In classical political economy poverty was considered in relation to a minimum physical subsistence level. Both Malthus and Ricardo agreed that the standard of living of wage earners would be constantly driven down to the physical minimum by the combined pressures of population growth and scarce resources. Marx, on the other hand, had a more optimistic view that productivity could grow fast enough to enable working class living standards to rise over time - provided that workers could bargain an improvement through class struggle. Marx's version of the classical theory therefore leaves us with a view of poverty as at or below a 'socially acceptable minimum.' In a rich society, a poor person could be much more alive and kicking than a person in a similar situation in a much poorer society. If, for example, we take the poorest 10% of the population in Indonesia and Australia - on whichever measure (income, expenditure, educational attainment, health outcomes) - it is doubtful that the Indonesian group would agree that their Australian counterparts deserved the term 'poor'. Yet, in relation to other Australians they would surely be poor.

On the other hand, many people have observed the phenomenon of the 'smiling poor'. People can, it seems, be poor but happy. They might define poverty in relation to something other than their material circumstances. If they feel accepted and empowered by their community they are less likely to feel impoverished than if they feel rejected, neglected or otherwise unvalued.

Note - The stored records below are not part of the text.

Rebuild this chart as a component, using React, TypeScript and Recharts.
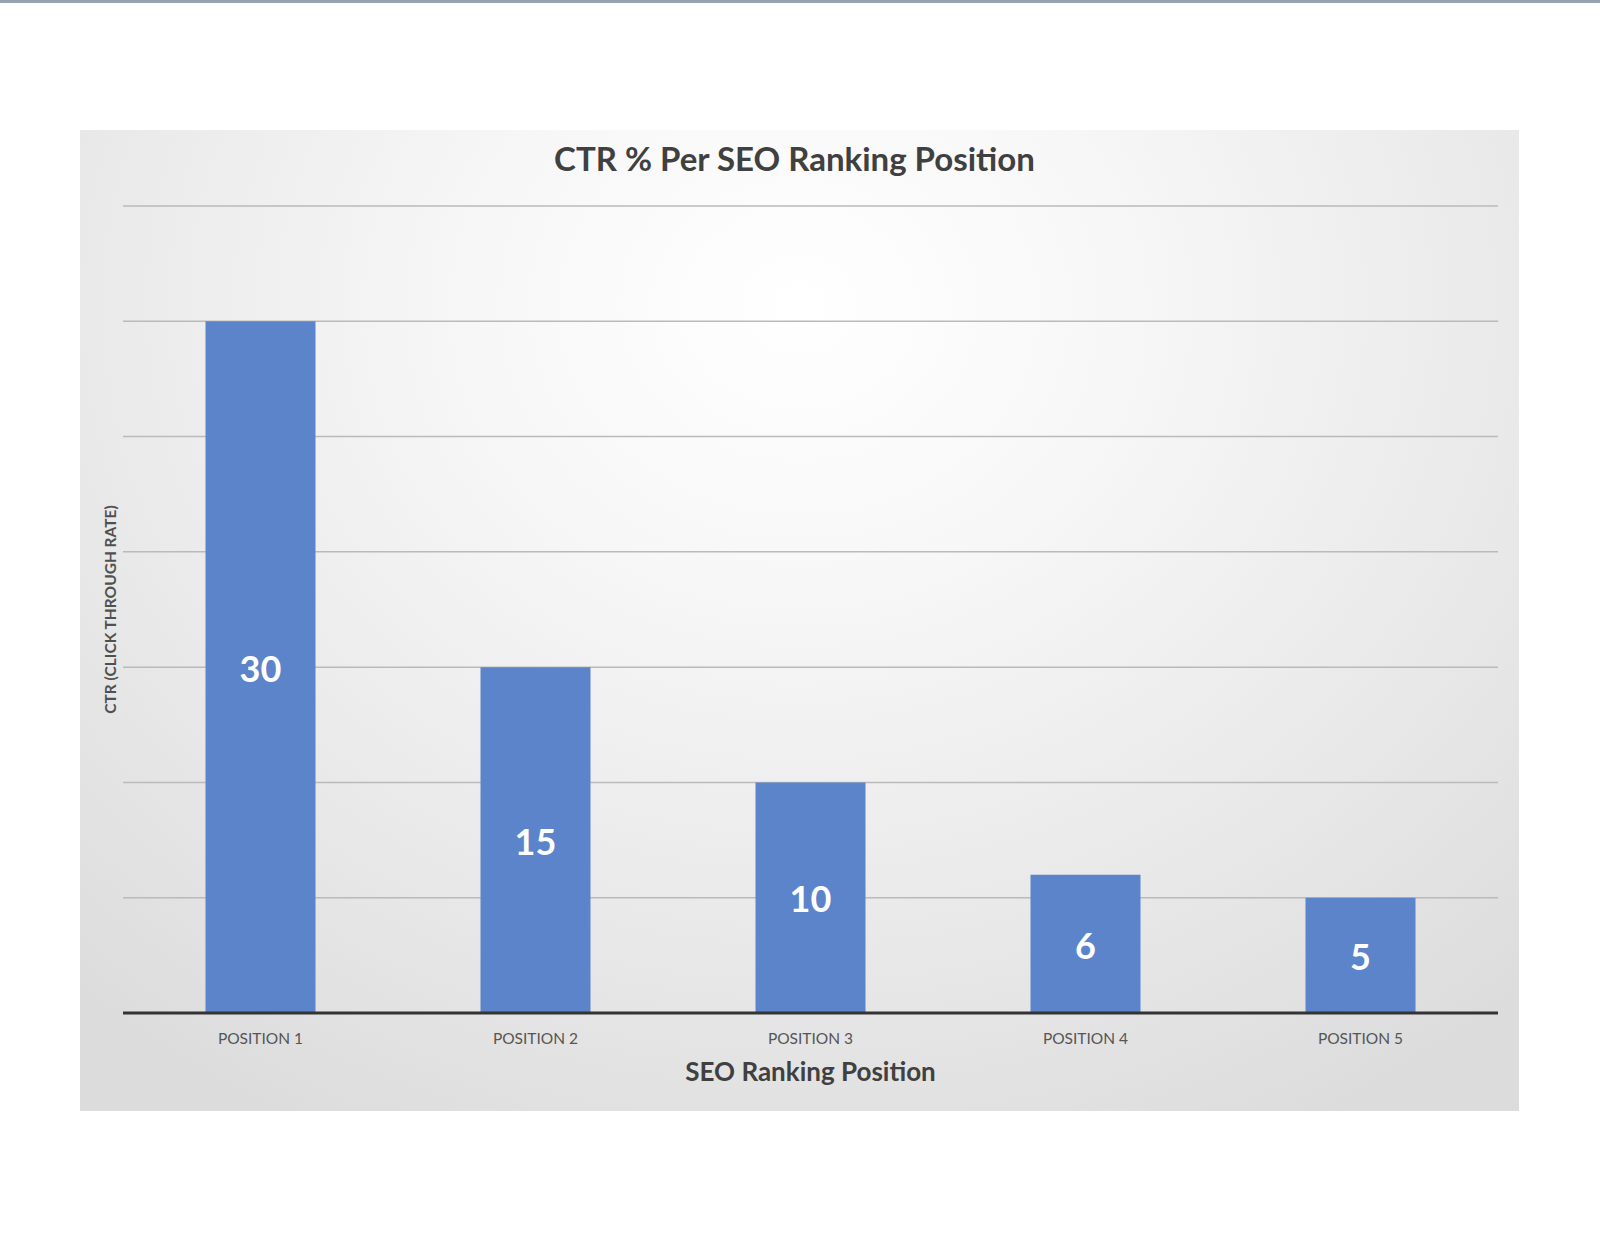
import React from "react";
import {
  BarChart,
  Bar,
  XAxis,
  YAxis,
  CartesianGrid,
  LabelList,
} from "recharts";

const positions = ["POSITION 1", "POSITION 2", "POSITION 3", "POSITION 4", "POSITION 5"];
const ctrValues = [30, 15, 10, 6, 5];
const yTicks = [0, 5, 10, 15, 20, 25, 30, 35];

const data = positions.map((name, i) => ({ name, ctr: ctrValues[i] }));

const FONT = "Lato, 'Open Sans', sans-serif";

const EmptyTick = () => <g />;

export default function App() {
  return (
    <div
      style={{
        position: "absolute",
        left: 0,
        top: 0,
        width: 1600,
        height: 1236,
        background: "#ffffff",
        fontFamily: FONT,
        overflow: "hidden",
      }}
    >
      <div style={{ position: "absolute", left: 0, top: 0, width: 1600, height: 3, background: "#97a3ae" }} />
      <div
        style={{
          position: "absolute",
          left: 80,
          top: 130,
          width: 1439,
          height: 981,
          background:
            "radial-gradient(ellipse 75% 95% at 50% 18%, #ffffff 0%, #f7f7f7 30%, #e8e8e8 70%, #dcdcdc 100%)",
        }}
      >
        <div
          style={{
            position: "absolute",
            left: 0,
            top: 9,
            width: 1429,
            textAlign: "center",
            fontSize: 33,
            fontWeight: 700,
            color: "#404040",
            lineHeight: "38px",
          }}
        >
          CTR % Per SEO Ranking Position
        </div>
        <BarChart
          width={1439}
          height={981}
          data={data}
          margin={{ top: 76, right: 21, bottom: 23, left: 0 }}
          barCategoryGap="30%"
          style={{ position: "absolute", left: 0, top: 0 }}
        >
          <CartesianGrid vertical={false} stroke="#bababa" strokeWidth={1.5} />
          <YAxis
            width={43}
            domain={[0, 35]}
            ticks={yTicks}
            tick={EmptyTick}
            tickLine={false}
            axisLine={false}
            label={{
              value: "CTR (CLICK THROUGH RATE)",
              angle: -90,
              position: "center",
              dx: 9,
              fill: "#505050",
              fontSize: 15.5,
              fontWeight: 700,
              fontFamily: FONT,
            }}
          />
          <XAxis
            dataKey="name"
            height={75}
            tickLine={false}
            axisLine={{ stroke: "#333333", strokeWidth: 3 }}
            tick={{ fill: "#555555", fontSize: 15.5, fontFamily: FONT }}
            tickMargin={14}
            label={{
              value: "SEO Ranking Position",
              position: "insideBottom",
              offset: 7,
              fill: "#404040",
              fontSize: 26,
              fontWeight: 700,
              fontFamily: FONT,
            }}
          />
          <Bar dataKey="ctr" fill="#5b84ca" isAnimationActive={false}>
            <LabelList
              dataKey="ctr"
              position="center"
              fill="#ffffff"
              fontSize={36}
              fontWeight={700}
              fontFamily={FONT}
              dy={2}
            />
          </Bar>
        </BarChart>
      </div>
    </div>
  );
}
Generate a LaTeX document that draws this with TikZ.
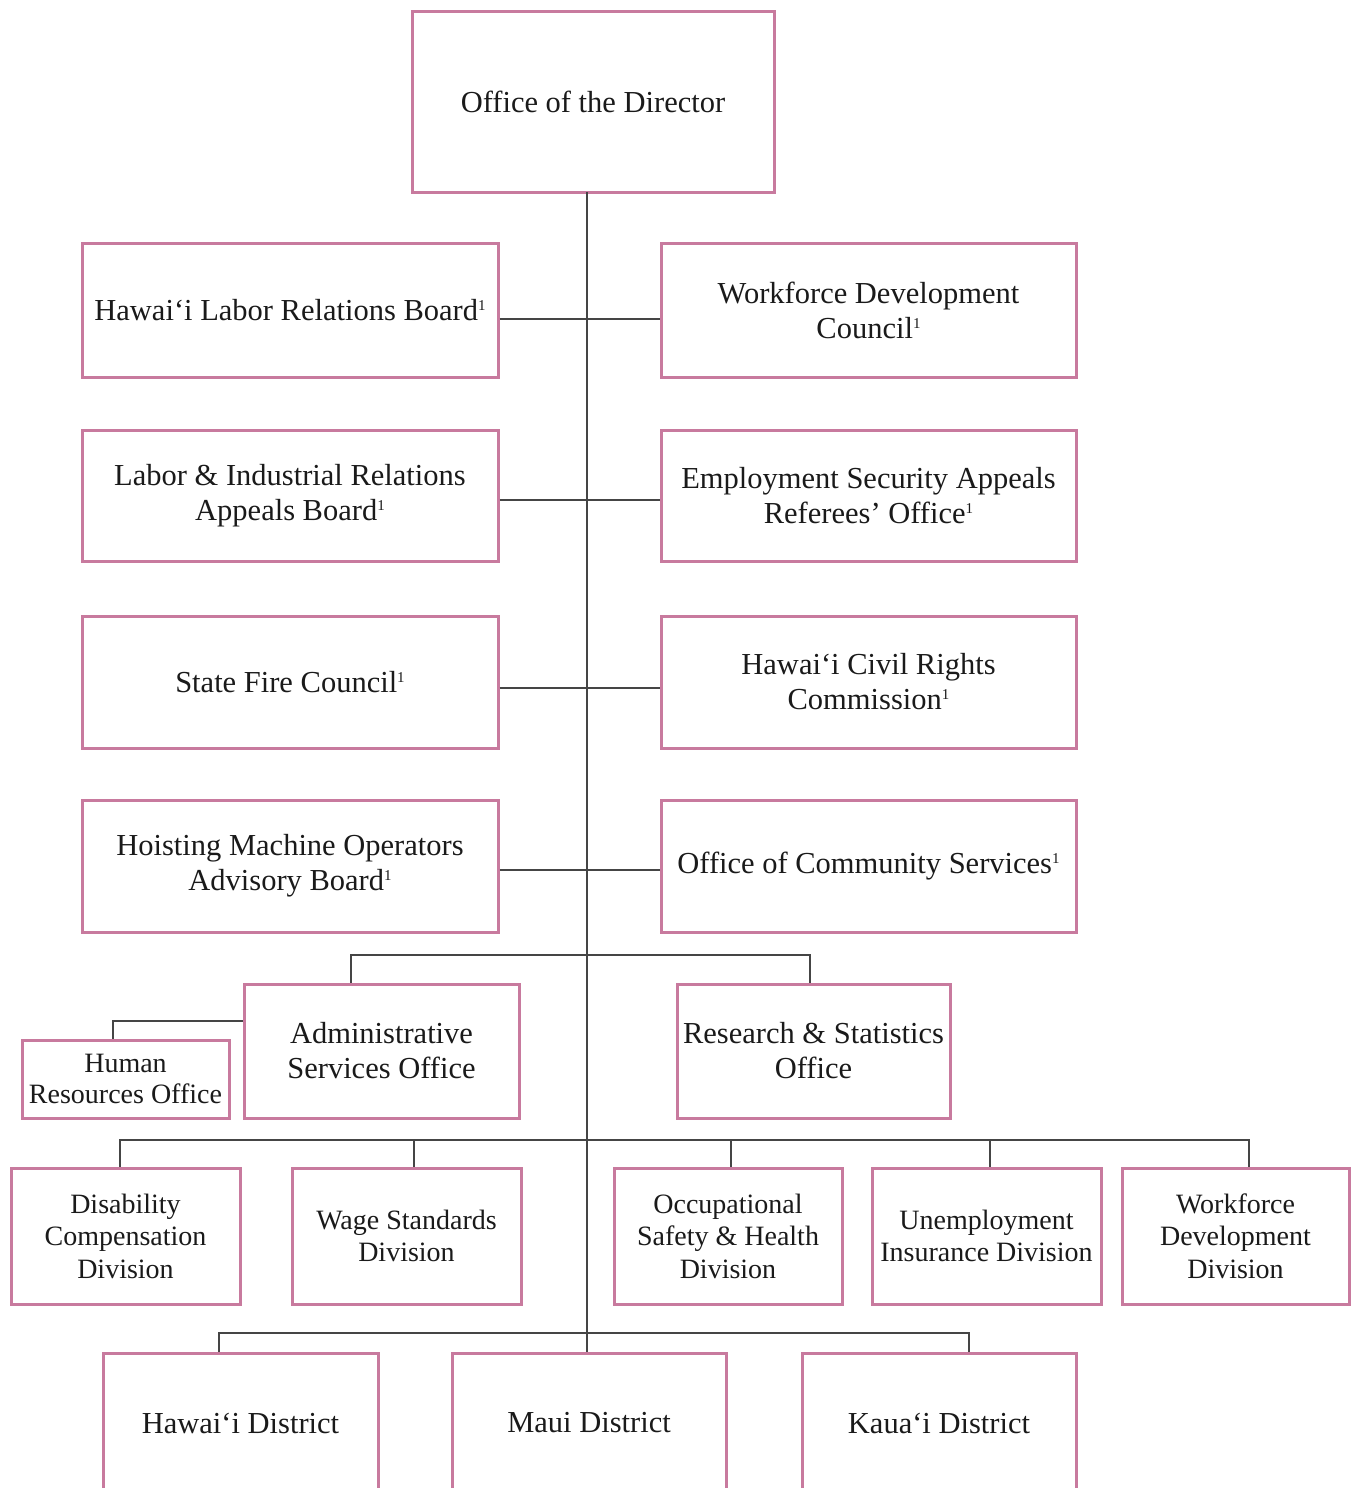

If we were to define poverty as disempowerment rather than as an absence of material goods or money, or even of less tangible benefits such as education and health, I think we would be able to resolve some of these difficulties. A disempowerment definition would say, for example, that a person is poor if she is unable to exercise control over her access to a certain bundle of resources. The character of the bundle might vary from one society to another, but the key element of a definition of poverty is not so much the size or quality of the bundle itself (such bundles have different meanings and economic values for different people), but the power of individuals to access and to use it. Access that is contingent upon the agreement of another confers less control than independent access.

This view of poverty is very different from what you get in mainstream economics where the solution to poverty is usually seen in terms of increasing the size of the bundle available to a given individual and then encouraging that individual to make 'development-oriented choices'. If, for example, we increase a poor person's cash holdings, we'd hope they would invest in further income-generating activities rather than on buying an iPod. The person who chooses the iPod is supposed to have a high rate of discounting the future. Ultimately, then, development (or poverty) boils down to a series of individual choices based on given individual discount rates.

What if, instead, the increase in cash holding gave the person a choice between eating or starving. If she 'chose' to eat, would we then say she had a high rate of discounting the future? Actually a sensible person would say that there was simply no choice. Suppose now that the iPod purchaser was faced with a similar lack of choice, simply because she knew that no amount of investment would enable her to escape the poverty of her existence. There are plenty of real world reasons why this might happen - more powerful individuals could prevent her from conducting a business, for example. In some social contexts, the investment "choice" desired by the development economist could leave an individual worse off than before and the consumption "choice" would leave her better off. Choice them becomes a rather meaningless concept - apples versus oranges rather than poverty versus affluence.

There's a lot more to say about this problem, but this post is already long enough.

* Possibly it was in an interview with Jared Diamond who was otherwise talking twaddle.

Friday 30 May 2008

Burma v China - the case of disaster response

It is quite interesting to consider the differences between these two countries (or rather their regimes) as highlighted by the recent catastrophes. In the normal course of events, minus cyclones and earthquakes, they tend to get lumped together as regimes that abuse human rights. One could argue, however, that when disaster happens Burma has more in common with the United States than it does with China. I'm thinking, of course, about Katrina and the response that was so delayed - not to mention the failure to invest in the maintenance of levees that could have averted most of the worst effects - as well as the bland refusal of either government to really recognize the extent of human loss at the time. By contrast, the Chinese had at least 50,000 troops in the disaster area by the next day and the scale of the rescue effort increased from there.

The criminality of the Burmese regime is accentuated by the fact that the cyclone wasn't even a Category 5. It was a 4 when it initially hit the Irrawaddy delta coast and it was a 2 by the time it reached Rangoon. Yet it killed about 100,000 people. I was in Vietnam a couple of years ago when they had the worst typhoon in a decade. It was a 4 or 5. The Army rushed to the affected areas to build defences and evacuate people before it hit. A handful of people died. Nobody was left to fend for themselves in the aftermath.

Even if you think the Vietnamese Communists have a bad record on human rights, you can hardly fault them for valuing the lives of ordinary people when disaster strikes. The Vietnamese armed forces do not exist primarily for regime maintenance, as in Burma, but for national defence. I think the situation in China is similar to that in Vietnam. Although the latter has never had anything resembling the Tien An Men violence of 1989, there is a similarity in that the armed forces do not threaten ordinary people, while they do step in to provide support in times of real danger. Moreover, despite its brutal repression in 1989, the Chinese regime did respond. In the aftermath of the protests a number of policy changes were put into place that effectively tackled the causes of discontent.

Let them eat cake!
In Burma, by contrast, the armed forces are a constant threat and they show no sign of recognizing any problem. While various aid agencies estimate that a million people have so far received no aid at all, the regime insists that the emergency is over and reconstruction has begun. In a statement reminiscent of Marie Antoinette, a Burmese leader was quoted today saying that people in the Irrawaddy delta did not need supplies because they could eat frogs.